The optical effects at the intersections of a regular grid have been known since 1870. In the Hermann grid, light or dark points appear which are assumed to be an accompanying effect of neuronal image processing. The receptors triggered by the intersection points are subject to lateral inhibitions from four sides, while all the other points of the grid are affected from only two sides. In Picture 16, the intersection points are coloured white rather than the yellow of the classic Hermann grid. This leads to the occurrence of a new colour effect. Around the spot on which the eye is fixed, the intersections remain white. Away from this point they flash lilac; as the eye roves over the picture, the coloured areas move, too. When the distance from which the picture is viewed is increased, their number multiplies. Lateral inhibition is only removed in the area of the fovea centralis. Only those intersection points which are not in the fovea centralis area remain unaffected by the illusion.
Here, you can see two different pictures. Compare their features with regard to colour, shape and spatial layering. In fact, these two pictures are identical apart from having been rotated through 90 degrees.
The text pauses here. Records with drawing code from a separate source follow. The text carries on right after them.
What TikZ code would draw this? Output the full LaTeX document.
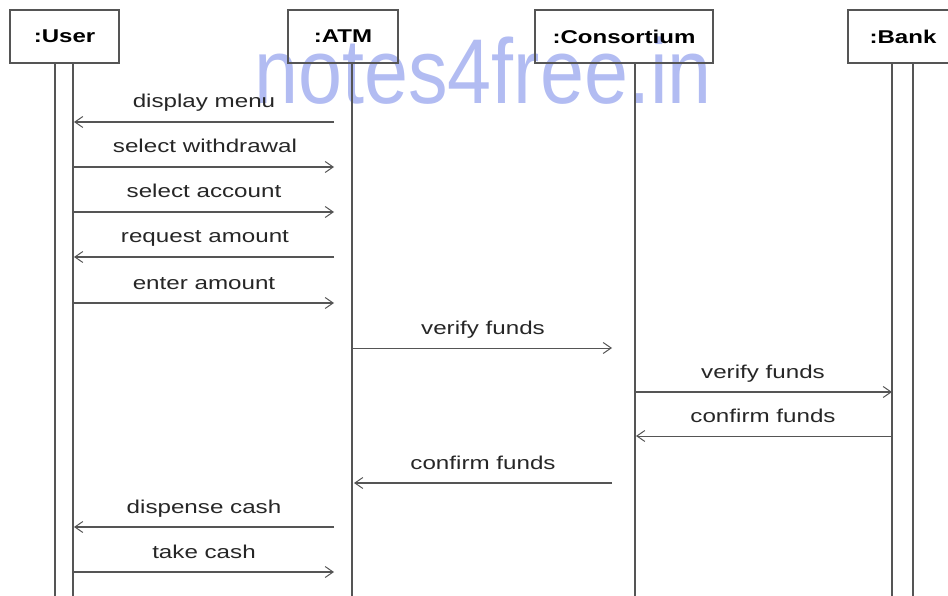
\documentclass[tikz,border=0pt]{standalone}
\usepackage{fontspec}
\setmainfont{Liberation Sans}
\usetikzlibrary{arrows.meta}
\newcommand\widetext[1]{\scalebox{1.3}[1]{#1}}
\definecolor{wm}{RGB}{178,188,242}
\definecolor{ln}{RGB}{85,85,85}
\tikzset{
  obj/.style={draw=ln,line width=1.3pt,minimum height=53pt,inner sep=0pt,
     font=\fontsize{18.5}{20}\selectfont\bfseries},
  life/.style={draw=ln,line width=1.3pt},
  msg/.style={draw=ln,line width=1.1pt,-{Straight Barb[length=8pt,width=11pt,line width=1pt]}},
  lbl/.style={anchor=base,inner sep=0pt,font=\fontsize{18.6}{20}\selectfont,text=black!85}
}
\begin{document}
\begin{tikzpicture}[x=1pt,y=-1pt]
\useasboundingbox (0,0) rectangle (948,596);
\clip (0,0) rectangle (948,596);
% watermark
\node[anchor=base,inner sep=0pt,text=wm,font=\fontsize{92}{92}\selectfont] (wmk) at (483,104) {\scalebox{0.86}[1]{notes4free.in}};
% objects
\node[obj,minimum width=109pt] (user) at (64.5,36.5) {\widetext{:User}};
\node[obj,minimum width=110pt] (atm) at (343,36.5) {\widetext{:ATM}};
\node[obj,minimum width=178pt] (cons) at (624,36.5) {\widetext{:Consortium}};
\node[obj,minimum width=110pt] (bank) at (903,36.5) {\widetext{:Bank}};
% lifelines
\coordinate (uL0) at (55,63); \coordinate (uL1) at (55,600);
\coordinate (uR0) at (73,63); \coordinate (uR1) at (73,600);
\coordinate (aT0) at (352,63); \coordinate (aT1) at (352,600);
\coordinate (cT0) at (635,63); \coordinate (cT1) at (635,600);
\coordinate (bL0) at (892,63); \coordinate (bL1) at (892,600);
\coordinate (bR0) at (913,63); \coordinate (bR1) at (913,600);
\draw[life] (uL0) -- (uL1);
\draw[life] (uR0) -- (uR1);
\draw[life] (aT0) -- (aT1);
\draw[life] (cT0) -- (cT1);
\draw[life] (bL0) -- (bL1);
\draw[life] (bR0) -- (bR1);
% message endpoints
\foreach \n/\y in {1/122,2/167,3/212,4/257,5/303,10/527,11/572}{
  \coordinate (u\n) at (74,\y);
  \coordinate (a\n) at (334,\y);
}
\coordinate (p6) at (352,348); \coordinate (q6) at (612,348);
\coordinate (p7) at (635,392); \coordinate (q7) at (892,392);
\coordinate (p8) at (892,436); \coordinate (q8) at (636,436);
\coordinate (p9) at (612,483); \coordinate (q9) at (354,483);
% messages
\draw[msg] (a1) -- (u1);
\node[lbl] (t1) at (204,108) {\widetext{display menu}};
\draw[msg] (u2) -- (a2);
\node[lbl] (t2) at (205,153) {\widetext{select withdrawal}};
\draw[msg] (u3) -- (a3);
\node[lbl] (t3) at (204,198) {\widetext{select account}};
\draw[msg] (a4) -- (u4);
\node[lbl] (t4) at (205,243) {\widetext{request amount}};
\draw[msg] (u5) -- (a5);
\node[lbl] (t5) at (204,289) {\widetext{enter amount}};
\draw[msg,line width=0.8pt] (p6) -- (q6);
\node[lbl] (t6) at (483,334) {\widetext{verify funds}};
\draw[msg] (p7) -- (q7);
\node[lbl] (t7) at (763,378) {\widetext{verify funds}};
\draw[msg,line width=0.8pt] (p8) -- (q8);
\node[lbl] (t8) at (763,422) {\widetext{confirm funds}};
\draw[msg] (p9) -- (q9);
\node[lbl] (t9) at (483,469) {\widetext{confirm funds}};
\draw[msg] (a10) -- (u10);
\node[lbl] (t10) at (204,513) {\widetext{dispense cash}};
\draw[msg] (u11) -- (a11);
\node[lbl] (t11) at (204,558) {\widetext{take cash}};
\end{tikzpicture}
\end{document}
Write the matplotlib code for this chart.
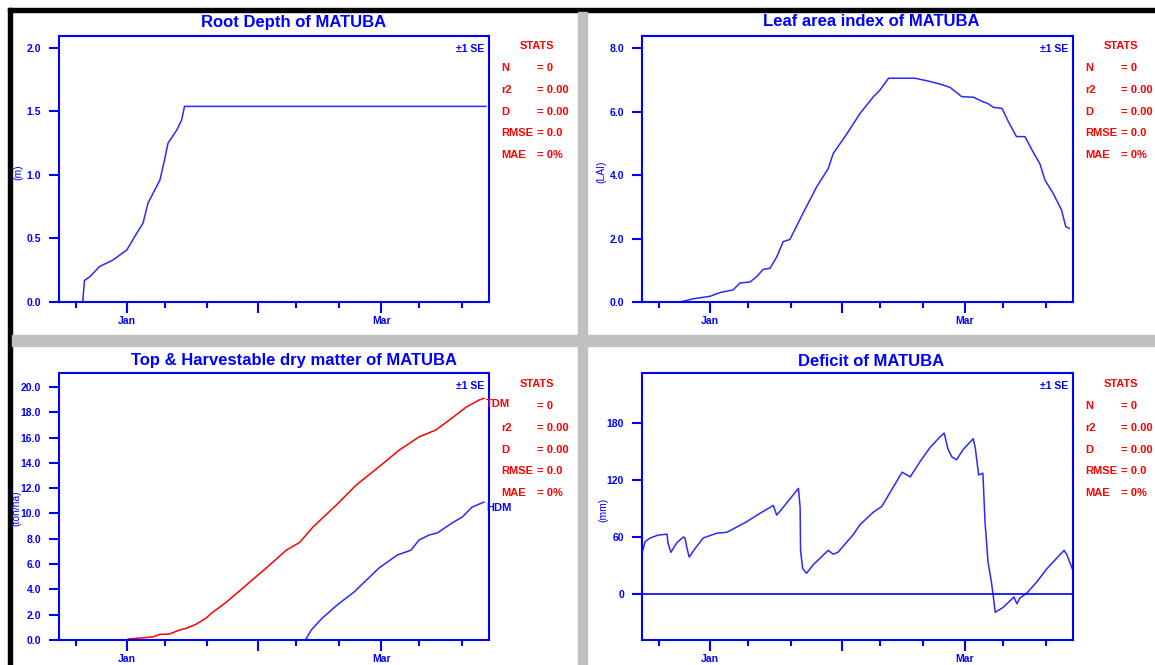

Both the colour and geometrical illusions probably stem from a preferred reading direction and from the slight astigmatism that virtually everybody has.
What is striking here is Wilhelm von Bezold's (4) colour illusion, which is also referred to as the assimilation effect, and which still remains a neurological puzzle today. Both pictures contain the same colours but their different positions relative to one another lead to extreme changes in colour. The same red is perceived as red-violet in one picture and as orange-red in the other. Blue and yellow change their hues less because - in this case - only two neighbouring elements are different. The results of an in-depth investigation of the Bezold effect together with a parameter study and effect optimisation have been published (8).